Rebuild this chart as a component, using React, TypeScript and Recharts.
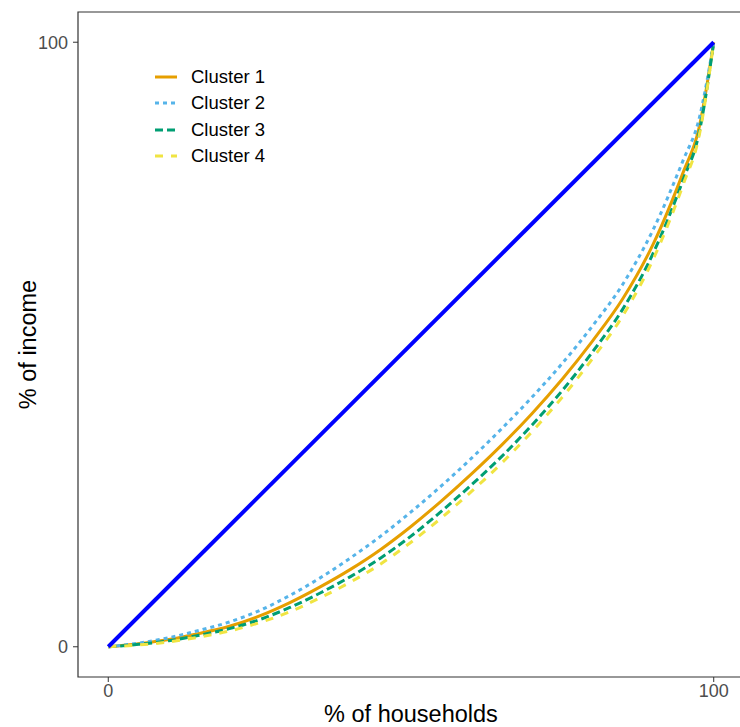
import React from 'react'
import { LineChart, Line, XAxis, YAxis, ReferenceArea } from 'recharts'

// share of households (x) and cumulative share of income (y)
const shares = [0, 5, 10, 15, 20, 25, 30, 35, 40, 45, 50, 55, 60, 65, 70, 75, 80, 85, 90, 95, 97.5, 100]
const cluster1 = [0, 0.5, 1.2, 2.2, 3.4, 5.1, 7.3, 9.9, 12.8, 16.1, 19.9, 24.1, 28.6, 33.4, 38.6, 44.3, 50.6, 57.6, 66.6, 78.6, 85.5, 100]
const cluster2 = [0, 0.6, 1.5, 2.7, 4.1, 6.0, 8.5, 11.4, 14.7, 18.3, 22.3, 26.6, 31.2, 36.1, 41.3, 46.9, 53.1, 60.0, 69.0, 80.6, 87.0, 100]
const cluster3 = [0, 0.4, 1.0, 1.9, 3.0, 4.5, 6.5, 8.9, 11.6, 14.7, 18.3, 22.4, 26.8, 31.5, 36.7, 42.4, 48.8, 55.9, 65.1, 77.4, 84.6, 100]
const cluster4 = [0, 0.3, 0.8, 1.6, 2.6, 4.0, 5.8, 8.1, 10.7, 13.7, 17.3, 21.3, 25.7, 30.4, 35.6, 41.3, 47.7, 54.8, 64.1, 76.6, 84.1, 100]
const equality = [0, 100]
const ticks = [0, 100]

const toPoints = (ys: number[]) => shares.map((x, i) => ({ x, y: ys[i] }))
const diagonal = equality.map((v) => ({ x: v, y: v }))

const series = [
  { name: 'Cluster 1', color: '#E69F00', dash: undefined, data: toPoints(cluster1) },
  { name: 'Cluster 2', color: '#56B4E9', dash: '4 4', data: toPoints(cluster2) },
  { name: 'Cluster 3', color: '#009E73', dash: '8 4', data: toPoints(cluster3) },
  { name: 'Cluster 4', color: '#F0E442', dash: '8 8', data: toPoints(cluster4) },
]

const font = '"Liberation Sans", Arial, sans-serif'

function LegendBox() {
  return (
    <div style={{ position: 'absolute', left: 155, top: 64, fontFamily: font, fontSize: 18.5, color: '#000' }}>
      {series.map((s) => (
        <div key={s.name} style={{ display: 'flex', alignItems: 'center', height: 26.3 }}>
          <svg width={36} height={10}>
            <line x1={0} y1={5} x2={22} y2={5} stroke={s.color} strokeWidth={3} strokeDasharray={s.dash} />
          </svg>
          <span>{s.name}</span>
        </div>
      ))}
    </div>
  )
}

export default function App() {
  return (
    <div style={{ position: 'absolute', left: 0, top: 0, width: 740, height: 727, overflow: 'hidden', background: '#fff' }}>
      <LineChart width={750} height={727} margin={{ top: 12, right: 6, left: 0, bottom: 0 }}>
        <XAxis
          type="number"
          dataKey="x"
          domain={[-5, 105]}
          ticks={ticks}
          allowDataOverflow
          height={50}
          tickSize={5}
          tickMargin={2}
          axisLine={false}
          tickLine={{ stroke: '#333', strokeWidth: 1 }}
          tick={{ fill: '#4D4D4D', fontSize: 18, fontFamily: font }}
          label={{ value: '% of households', position: 'insideBottom', offset: 5, fill: '#000', fontSize: 23.5, fontFamily: font }}
        />
        <YAxis
          type="number"
          dataKey="y"
          domain={[-5, 105]}
          ticks={ticks}
          allowDataOverflow
          width={78}
          tickSize={5}
          tickMargin={5}
          axisLine={false}
          tickLine={{ stroke: '#333', strokeWidth: 1 }}
          tick={{ fill: '#4D4D4D', fontSize: 18, fontFamily: font }}
          label={{ value: '% of income', angle: -90, position: 'insideLeft', offset: 28, fill: '#000', fontSize: 23.5, fontFamily: font, style: { textAnchor: 'middle' } }}
        />
        <ReferenceArea x1={-5} x2={105} y1={-5} y2={105} fill="none" stroke="#333" strokeWidth={1.2} ifOverflow="visible" />
        {series.map((s) => (
          <Line
            key={s.name}
            data={s.data}
            dataKey="y"
            name={s.name}
            type="monotone"
            stroke={s.color}
            strokeWidth={3}
            strokeDasharray={s.dash}
            dot={false}
            isAnimationActive={false}
          />
        ))}
        <Line data={diagonal} dataKey="y" type="linear" stroke="#0000FF" strokeWidth={4} dot={false} isAnimationActive={false} />
      </LineChart>
      <LegendBox />
    </div>
  )
}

◇ ◇ ◇

▸ TASK STATEMENT: Output the lines above in full and exactly as given, omitting any pictures.

▸ EXPECTED ANSWER:
Rebuild this chart as a component, using React, TypeScript and Recharts.
import React from 'react'
import { LineChart, Line, XAxis, YAxis, ReferenceArea } from 'recharts'

// share of households (x) and cumulative share of income (y)
const shares = [0, 5, 10, 15, 20, 25, 30, 35, 40, 45, 50, 55, 60, 65, 70, 75, 80, 85, 90, 95, 97.5, 100]
const cluster1 = [0, 0.5, 1.2, 2.2, 3.4, 5.1, 7.3, 9.9, 12.8, 16.1, 19.9, 24.1, 28.6, 33.4, 38.6, 44.3, 50.6, 57.6, 66.6, 78.6, 85.5, 100]
const cluster2 = [0, 0.6, 1.5, 2.7, 4.1, 6.0, 8.5, 11.4, 14.7, 18.3, 22.3, 26.6, 31.2, 36.1, 41.3, 46.9, 53.1, 60.0, 69.0, 80.6, 87.0, 100]
const cluster3 = [0, 0.4, 1.0, 1.9, 3.0, 4.5, 6.5, 8.9, 11.6, 14.7, 18.3, 22.4, 26.8, 31.5, 36.7, 42.4, 48.8, 55.9, 65.1, 77.4, 84.6, 100]
const cluster4 = [0, 0.3, 0.8, 1.6, 2.6, 4.0, 5.8, 8.1, 10.7, 13.7, 17.3, 21.3, 25.7, 30.4, 35.6, 41.3, 47.7, 54.8, 64.1, 76.6, 84.1, 100]
const equality = [0, 100]
const ticks = [0, 100]

const toPoints = (ys: number[]) => shares.map((x, i) => ({ x, y: ys[i] }))
const diagonal = equality.map((v) => ({ x: v, y: v }))

const series = [
  { name: 'Cluster 1', color: '#E69F00', dash: undefined, data: toPoints(cluster1) },
  { name: 'Cluster 2', color: '#56B4E9', dash: '4 4', data: toPoints(cluster2) },
  { name: 'Cluster 3', color: '#009E73', dash: '8 4', data: toPoints(cluster3) },
  { name: 'Cluster 4', color: '#F0E442', dash: '8 8', data: toPoints(cluster4) },
]

const font = '"Liberation Sans", Arial, sans-serif'

function LegendBox() {
  return (
    <div style={{ position: 'absolute', left: 155, top: 64, fontFamily: font, fontSize: 18.5, color: '#000' }}>
      {series.map((s) => (
        <div key={s.name} style={{ display: 'flex', alignItems: 'center', height: 26.3 }}>
          <svg width={36} height={10}>
            <line x1={0} y1={5} x2={22} y2={5} stroke={s.color} strokeWidth={3} strokeDasharray={s.dash} />
          </svg>
          <span>{s.name}</span>
        </div>
      ))}
    </div>
  )
}

export default function App() {
  return (
    <div style={{ position: 'absolute', left: 0, top: 0, width: 740, height: 727, overflow: 'hidden', background: '#fff' }}>
      <LineChart width={750} height={727} margin={{ top: 12, right: 6, left: 0, bottom: 0 }}>
        <XAxis
          type="number"
          dataKey="x"
          domain={[-5, 105]}
          ticks={ticks}
          allowDataOverflow
          height={50}
          tickSize={5}
          tickMargin={2}
          axisLine={false}
          tickLine={{ stroke: '#333', strokeWidth: 1 }}
          tick={{ fill: '#4D4D4D', fontSize: 18, fontFamily: font }}
          label={{ value: '% of households', position: 'insideBottom', offset: 5, fill: '#000', fontSize: 23.5, fontFamily: font }}
        />
        <YAxis
          type="number"
          dataKey="y"
          domain={[-5, 105]}
          ticks={ticks}
          allowDataOverflow
          width={78}
          tickSize={5}
          tickMargin={5}
          axisLine={false}
          tickLine={{ stroke: '#333', strokeWidth: 1 }}
          tick={{ fill: '#4D4D4D', fontSize: 18, fontFamily: font }}
          label={{ value: '% of income', angle: -90, position: 'insideLeft', offset: 28, fill: '#000', fontSize: 23.5, fontFamily: font, style: { textAnchor: 'middle' } }}
        />
        <ReferenceArea x1={-5} x2={105} y1={-5} y2={105} fill="none" stroke="#333" strokeWidth={1.2} ifOverflow="visible" />
        {series.map((s) => (
          <Line
            key={s.name}
            data={s.data}
            dataKey="y"
            name={s.name}
            type="monotone"
            stroke={s.color}
            strokeWidth={3}
            strokeDasharray={s.dash}
            dot={false}
            isAnimationActive={false}
          />
        ))}
        <Line data={diagonal} dataKey="y" type="linear" stroke="#0000FF" strokeWidth={4} dot={false} isAnimationActive={false} />
      </LineChart>
      <LegendBox />
    </div>
  )
}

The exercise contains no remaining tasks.